For some employees it’s the pet friendly policy at Replacements, Ltd. that makes all the difference. Page himself has been bringing his two dachshunds to work every day for years, and he encourages employees to do the same. Replacements was a sponsor of the first Take Your Dog To Work Day® of Pet Sitters International, Inc.—not that the policy is limited to canines. Every month, the company newsletter honors a very special Featured Pet like Scooter, a frisky feline, with a bio and testimonial. Even visitors to the Showroom applaud the pet friendly policy. “Our companion animals play such huge roles in our lives, “ wrote one customer, “… I think your public acknowledgment of that is fantastic. Thank you for being a different kind of company!”

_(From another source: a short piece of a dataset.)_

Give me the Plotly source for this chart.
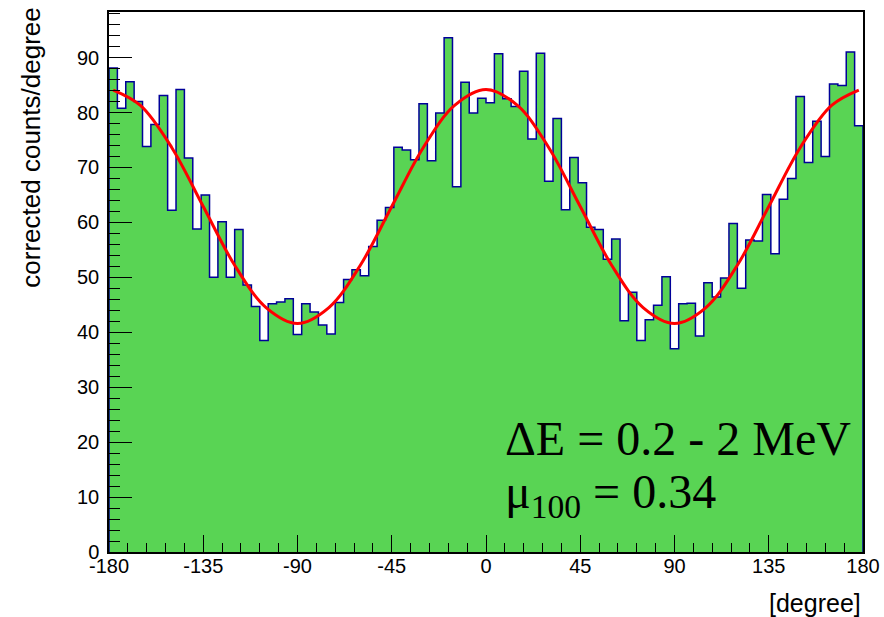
import numpy as np
import plotly.graph_objects as go

# ---- data ----
bin_low, bin_high, n_bins = -180.0, 180.0, 90
counts = [
    88.1, 80.8, 85.6, 82.0, 73.8, 77.8, 83.1, 62.2, 84.2, 71.7,
    58.8, 65.0, 50.0, 60.1, 50.0, 58.7, 48.6, 44.7, 38.5, 45.2,
    45.5, 46.1, 39.6, 45.2, 43.7, 41.3, 39.7, 45.4, 49.6, 51.4,
    50.3, 55.6, 60.4, 62.7, 73.7, 73.2, 71.4, 81.6, 71.2, 79.9,
    93.6, 66.5, 85.5, 79.9, 82.6, 81.8, 90.7, 82.5, 81.1, 87.5,
    75.2, 90.8, 67.5, 78.9, 62.3, 71.8, 67.2, 59.1, 58.7, 53.3,
    57.0, 42.1, 47.3, 38.5, 42.3, 44.9, 50.1, 37.0, 45.2, 45.3,
    39.3, 49.0, 46.4, 49.9, 59.8, 48.0, 56.8, 56.6, 65.1, 54.3,
    64.2, 68.0, 82.9, 70.9, 78.4, 72.0, 85.2, 84.9, 91.0, 77.6,
]
fit_angles = [-178, -165, -150, -135, -120, -105, -90, -75, -60, -45, -30, -15, 0,
              15, 30, 45, 60, 75, 90, 105, 120, 135, 150, 165, 178]
fit_values = [84.1, 81.3, 73.6, 62.9, 52.2, 44.5, 41.6, 44.5, 52.2, 62.9, 73.6, 81.3, 84.2,
              81.3, 73.6, 62.9, 52.2, 44.5, 41.6, 44.5, 52.2, 62.9, 73.6, 81.3, 84.1]
x_ticks = [-180, -135, -90, -45, 0, 45, 90, 135, 180]
y_ticks = [0, 10, 20, 30, 40, 50, 60, 70, 80, 90]
label_line1 = "ΔE = 0.2 - 2 MeV"
label_line2 = "μ<sub>100</sub> = 0.34"

# ---- build step outline ----
edges = np.linspace(bin_low, bin_high, n_bins + 1)
xs = [edges[0]] + list(edges) + [edges[-1]]
ys = [0] + list(counts) + [counts[-1], 0]

fig = go.Figure()
fig.add_trace(go.Scatter(
    x=xs, y=ys, mode="lines", line=dict(shape="hv", color="#000099", width=1.5),
    fill="tozeroy", fillcolor="#59d454", hoverinfo="skip", showlegend=False))
fig.add_trace(go.Scatter(
    x=fit_angles, y=fit_values, mode="lines",
    line=dict(shape="spline", color="#ff0000", width=3), showlegend=False))

tick_font = dict(family="Liberation Sans, Arial, sans-serif", size=20, color="black")
fig.update_xaxes(
    range=[bin_low, bin_high], tickvals=x_ticks, ticktext=[str(v) for v in x_ticks],
    ticks="inside", ticklen=17, tickwidth=1.3, tickcolor="black",
    minor=dict(dtick=9, tick0=0, ticks="inside", ticklen=9, tickwidth=1.3, tickcolor="black", showgrid=False),
    showline=True, linecolor="black", linewidth=1.5, mirror=True, automargin=False,
    showgrid=False, zeroline=False, tickfont=tick_font, ticklabelstandoff=-5)
fig.update_yaxes(
    range=[0, 98.3], tickvals=y_ticks, ticktext=[str(v) for v in y_ticks],
    ticks="inside", ticklen=23, tickwidth=1.3, tickcolor="black",
    minor=dict(dtick=2, tick0=0, ticks="inside", ticklen=11.5, tickwidth=1.3, tickcolor="black", showgrid=False),
    showline=True, linecolor="black", linewidth=1.5, mirror=True, automargin=False,
    showgrid=False, zeroline=False, tickfont=tick_font, ticklabelstandoff=4)

title_font = dict(family="Liberation Sans, Arial, sans-serif", size=26, color="black")
serif_font = dict(family="Liberation Serif, Times New Roman, serif", size=48, color="black")
fig.update_layout(
    width=884, height=617,
    margin=dict(l=109, r=21, t=12, b=65, autoexpand=False),
    plot_bgcolor="white", paper_bgcolor="white",
    annotations=[
        dict(text="corrected counts/degree", xref="paper", yref="paper",
             x=-0.104, y=0.748, xanchor="center", yanchor="middle",
             textangle=-90, showarrow=False, font=title_font),
        dict(text="[degree]", xref="paper", yref="paper",
             x=1.0, y=-0.095, xanchor="right", yanchor="middle",
             showarrow=False, font=dict(family="Liberation Sans, Arial, sans-serif", size=25, color="black")),
        dict(text=label_line1, xref="paper", yref="paper",
             x=0.522, y=0.211, xanchor="left", yanchor="middle",
             showarrow=False, font=serif_font),
        dict(text=label_line2, xref="paper", yref="paper",
             x=0.522, y=0.106, xanchor="left", yanchor="middle",
             showarrow=False, font=serif_font),
    ],
)

fig.write_html("out.html")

And Replacements, Ltd. was the first company in North Carolina to offer domestic partner benefits, long before it became common practice. As an openly gay employer himself, Bob Page acknowledges that “…until starting Replacements, Ltd. I was in the closet…but now any one who knows me well (and many not so well), knows that I am gay.” Pressed to say more about an explicit connection between his gay visibility and the success of his business, or the esprit de corps on campus, Page demurs.

”Having an open work environment has attracted some employees (both straight and gay) that otherwise might not have sought out Replacements. I would think there are a few more because of our involvement in the community.” Page is proud to say that people “know in the gay community that it is a good place to work (both for gay and straight employees). And,” he adds, “we don’t allow discrimination on any basis.” Asked how he handles the occasional, inevitable occurrence of intolerance, Page answers, “Basically we have just ignored the negative customers and those who didn’t want to work here.”

Apparently, at Replacements , Ltd., what’s good for business is what’s good for all. The company motto is “We Replace The Irreplaceable!”®. They mean it. And they’re not just talking about the inventory.